O Nascer do SOL tentou saber junto de fontes da CPCJR se esta entidade tinha alguma informação sobre o caso denunciado pelo CEPAC, mas foi-nos dito que «até agora não conseguimos detetar nenhum caso com estes contornos». 

A mesma fonte adiantou que, nestas situações, as escolas «estão obrigadas a sinalizar» à CPCJR e, sendo crime público da forma como está descrito o caso, até à Polícia. Se a escola não o fez, é considerado, «no mínimo, estranho», adiantou a mesma fonte. 

Filinto Lima, presidente da direção da Associação Nacional de Diretores de Agrupamentos e Escolas Públicas (ANDAEP), confirma que são estes os procedimentos a adotar. O dirigente escolar enfatizou ainda que espera que este caso seja esclarecido com urgência: «Há uma suspeição em volta da situação e da escola pública e isso dá azo às mais diversas interpretações». O facto de o vídeo que alegadamente circulou por grupos de WhatsApp não estar disponível nem ser conhecido nos meios escolares ou proteção de menores é outra das questões que estão ainda sem resposta. 

Isto e o facto de também ser impossível o MECI desconhecer qualquer transferência de escola, caso esta tenha existido como denunciou Ana Mansoa.     

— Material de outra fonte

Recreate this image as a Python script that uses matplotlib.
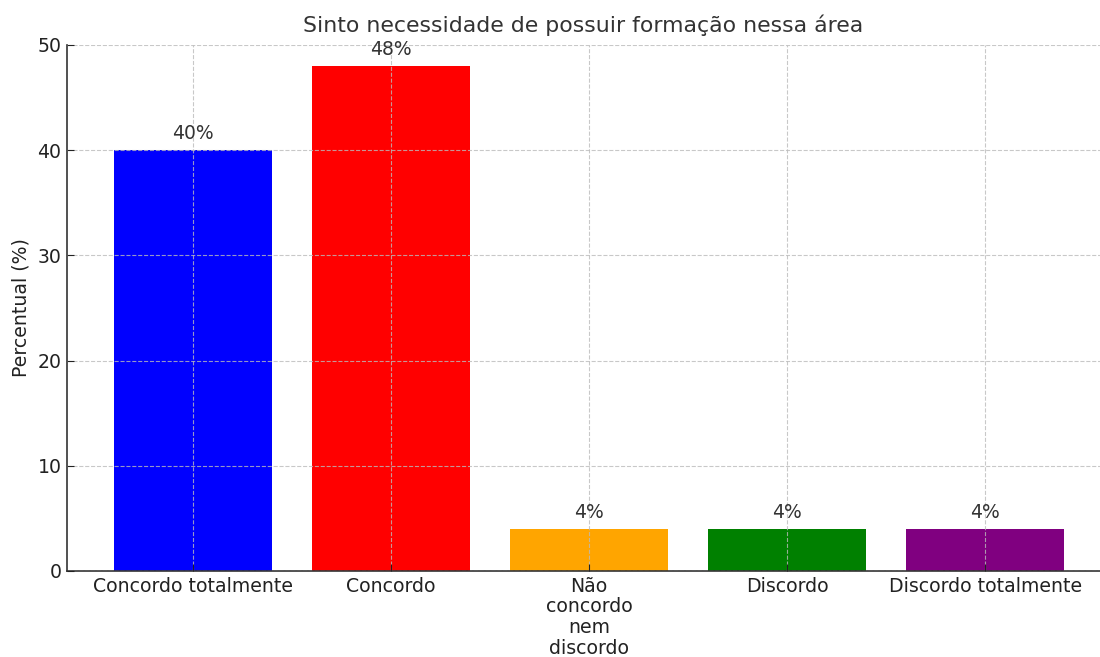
import matplotlib
matplotlib.use("Agg")
import matplotlib.pyplot as plt

categories = ["Concordo totalmente", "Concordo", "Não\nconcordo\nnem\ndiscordo",
              "Discordo", "Discordo totalmente"]
percentages = [40, 48, 4, 4, 4]
bar_colors = ["blue", "red", "orange", "green", "purple"]
yticks = [0, 10, 20, 30, 40, 50]

plt.rcParams["font.family"] = "DejaVu Sans"
text_color = "#333333"

fig = plt.figure(figsize=(11, 6.57), dpi=100)
ax = fig.add_axes([67 / 1100, 1 - 571 / 657, 1 - 67 / 1100, (571 - 45) / 657])

x = range(len(categories))
bars = ax.bar(x, percentages, color=bar_colors, width=0.8, zorder=2)
for b, v in zip(bars, percentages):
    ax.text(b.get_x() + b.get_width() / 2, v + 0.65, f"{v}%", ha="center", va="bottom",
            fontsize=13.5, color=text_color, zorder=3)

ax.set_xlim(-0.636, 4.58)
ax.set_ylim(0, 50)
ax.set_yticks(yticks)
ax.set_xticks(list(x))
ax.set_xticklabels(categories, linespacing=1.12)
ax.tick_params(axis="both", labelsize=13.6, colors="#222222", length=5,
               direction="in", pad=4)
ax.grid(True, linestyle="--", color="#bbbbbb", linewidth=0.8, alpha=0.8, zorder=0)
ax.set_axisbelow(False)
for s in ["top", "right"]:
    ax.spines[s].set_visible(False)
for s in ["left", "bottom"]:
    ax.spines[s].set_color(text_color)
    ax.spines[s].set_linewidth(1.2)

ax.set_ylabel("Percentual (%)", fontsize=13.6, color="#222222", labelpad=5)
ax.set_title("Sinto necessidade de possuir formação nessa área", fontsize=15.8,
             color=text_color, pad=9)

fig.savefig("out.png", dpi=100)
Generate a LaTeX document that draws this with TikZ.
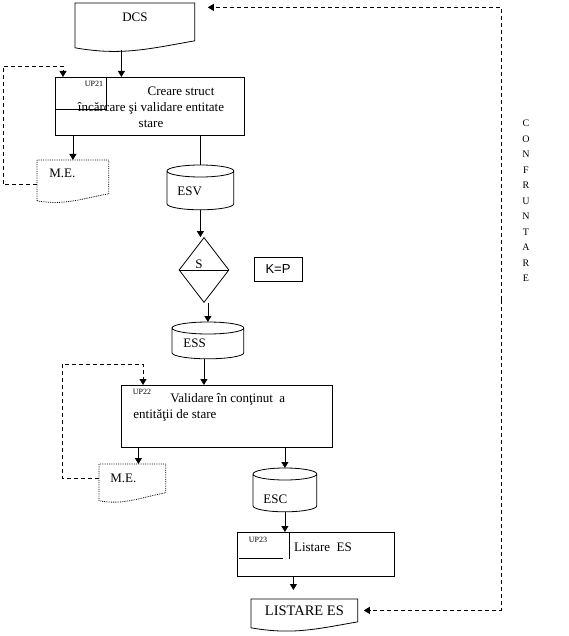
\documentclass[tikz,border=0pt]{standalone}
\usepackage{fontspec}
\setmainfont{Liberation Serif}
\newfontfamily\arialfont{Liberation Sans}
\usetikzlibrary{positioning,calc,arrows.meta,shapes.geometric}

% document symbol: node name, dip of the lower left corner
\newcommand{\docshape}[3][]{%
  \draw[#1] ($(#2.south west)+(0,-#3)$) -- (#2.north west) -- (#2.north east)
    -- (#2.south east) to[out=190,in=-10] ($(#2.south west)+(0,-#3)$);}
% disk file symbol round a node
\newcommand{\storeshape}[1]{%
  \draw let \p1=(#1.north west), \p2=(#1.south east), \n1={(\x2-\x1)/2} in
    (\x1,\y1-6pt) -- (\x1,\y2+6pt)
    arc[start angle=180,end angle=360,x radius=\n1,y radius=6pt]
    -- (\x2,\y1-6pt)
    (\x1,\y1-6pt) arc[start angle=180,end angle=-180,x radius=\n1,y radius=6pt];}

\tikzset{
  box/.style={draw,inner sep=0pt,anchor=north west},
  doc/.style={inner sep=0pt,anchor=north west},
  store/.style={inner ysep=0pt,anchor=north west,align=left},
  txt/.style={inner sep=0pt},
  upno/.style={inner sep=0pt,font=\fontsize{8}{9}\selectfont},
  arr/.style={-{Triangle[length=6pt,width=7pt]}},
  back/.style={arr,dash pattern=on 4pt off 3pt}
}

\begin{document}
\begin{tikzpicture}[x=1pt,y=1pt,line width=0.8pt,font=\fontsize{13}{16}\selectfont]
  \useasboundingbox (0,0) rectangle (569,-636);

  \node[doc,minimum width=119,minimum height=37,text depth=9pt] (dcs) at (75,-3) {DCS};
  \docshape{dcs}{7}

  % UP21
  \node[box,minimum width=189,minimum height=58] (up21) at (55,-77) {};
  \draw ([xshift=51pt]up21.north west) -- ++(0,-32) -- ++(-51,0);
  \node[upno] (up21no) at (94,-84) {UP21};
  \node[txt,align=center] (up21txt) at (151,-107)
    {\hspace*{60pt}Creare struct\\încărcare şi validare entitate\\stare};

  \node[doc,text width=47pt,inner xsep=12pt,align=left,minimum height=33,text depth=7pt] (me1) at (37,-160) {M.E.};
  \docshape[densely dotted]{me1}{7}

  \node[store,text width=46pt,inner xsep=10pt,minimum height=44,text height=17pt] (esv) at (167,-165) {ESV};
  \storeshape{esv}

  \node[draw,diamond,minimum width=50,minimum height=65,inner sep=0pt] (dec) at (204,-270) {};
  \draw (dec.west) -- (dec.east);
  \node[txt] (declbl) at (199,-264) {S};
  \node[draw,minimum width=48,minimum height=24,font=\arialfont\fontsize{13}{15}\selectfont] (kp) at (278,-269) {K=P};

  \node[store,text width=49pt,inner xsep=11pt,minimum height=36,text height=14.6pt] (ess) at (172,-322) {ESS};
  \storeshape{ess}

  % UP22
  \node[box,minimum width=211,minimum height=62] (up22) at (121,-385) {};
  \node[upno] (up22no) at (142,-392) {UP22};
  \node[txt,align=left,anchor=west] (up22txt) at (133,-407)
    {\hspace*{37pt}Validare în conţinut~ a\\entităţii de stare};

  \node[doc,text width=44pt,inner xsep=11pt,align=left,minimum height=28] (me2) at (99,-464) {M.E.};
  \docshape[densely dotted]{me2}{8}

  \node[store,text width=43pt,inner xsep=10pt,minimum height=43,text height=27.6pt] (esc) at (253,-468) {ESC};
  \storeshape{esc}

  % UP23
  \node[box,minimum width=157,minimum height=44] (up23) at (237,-532) {};
  \draw ([xshift=52pt]up23.north west) -- ++(0,-27);
  \draw ($(up23.north west)+(2,-26)$) -- ++(44,0);
  \node[upno] (up23no) at (258,-540) {UP23};
  \node[txt] (up23txt) at (323,-547) {Listare~ ES};

  \node[doc,minimum width=106,minimum height=22,font=\fontsize{14.5}{16}\selectfont] (lst) at (251,-599) {LISTARE ES};
  \docshape{lst}{6}

  \node[font=\fontsize{10}{15.5}\selectfont,align=center,inner sep=0pt] (cnflbl) at (526,-201)
    {C\\O\\N\\F\\R\\U\\N\\T\\A\\R\\E};
  \coordinate (cnf) at (501,-300);

  % flow
  \draw[arr] ([xshift=-13.5pt,yshift=-9pt]dcs.south) -- ([xshift=-13.5pt]dcs.south |- up21.north);
  \draw[arr] (me1.north |- up21.south) -- (me1.north);
  \draw (esv.north |- up21.south) -- (esv.north);
  \draw[arr] (esv.south) -- (esv.south |- dec.north);
  \draw[arr] (ess.north |- dec.south) -- (ess.north);
  \draw[arr] ([xshift=-4pt]ess.south) -- ([xshift=-4pt]ess.south |- up22.north);
  \draw[arr] ([xshift=6pt]me2.north |- up22.south) -- ([xshift=6pt]me2.north);
  \draw[arr] (esc.north |- up22.south) -- (esc.north);
  \draw[arr] (esc.south) -- (esc.south |- up23.north);
  \draw[arr,shorten >=9pt] ([xshift=-11pt]lst.north |- up23.south) -- ([xshift=-11pt]lst.north);

  % error loops
  \draw[back] ([yshift=-8pt]me1.west) -| (3,-66) -| ([xshift=8pt]up21.north west);
  \draw[back] (me2.west) -| (62,-364) -| ([xshift=22pt]up22.north west);

  % confruntare
  \draw[back] (cnf) |- ([xshift=13pt,yshift=14.5pt]dcs.east);
  \draw[back] (cnf) |- ([xshift=6pt]lst.east);
\end{tikzpicture}
\end{document}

Entretanto, o Ministério Público abriu ontem um inquérito à alegada agressão na escola do concelho da Amadora. A queixa não indica a nacionalidade da vítima, apenas a da mãe – «que não é nepalesa» –, anunciou o MP ao final do dia. A PGR adianta que «por não ser até agora conhecida a concreta idade dos autores da factualidade denunciada, foram instaurados um inquérito tutelar educativo e um inquérito-crime». O inquérito tutelar educativo (ITE) encontra-se previsto na Lei Tutelar Educativa quando estão em causa factos qualificados pela lei como crime, praticados por menores entre os 12 e os 16 anos. «O MP poderá ainda instaurar um processo de promoção e proteção, caso os agressores, à data dos factos, não tivessem completado 12 anos», comunicou a PGR. 

Por sua vez, a PSP anunciou que «apenas teve conhecimento da situação através dos órgãos de comunicação social» e acrescentou: «Neste momento, estamos a recolher os elementos essenciais de informação da ocorrência para comunicação ao Ministério Público».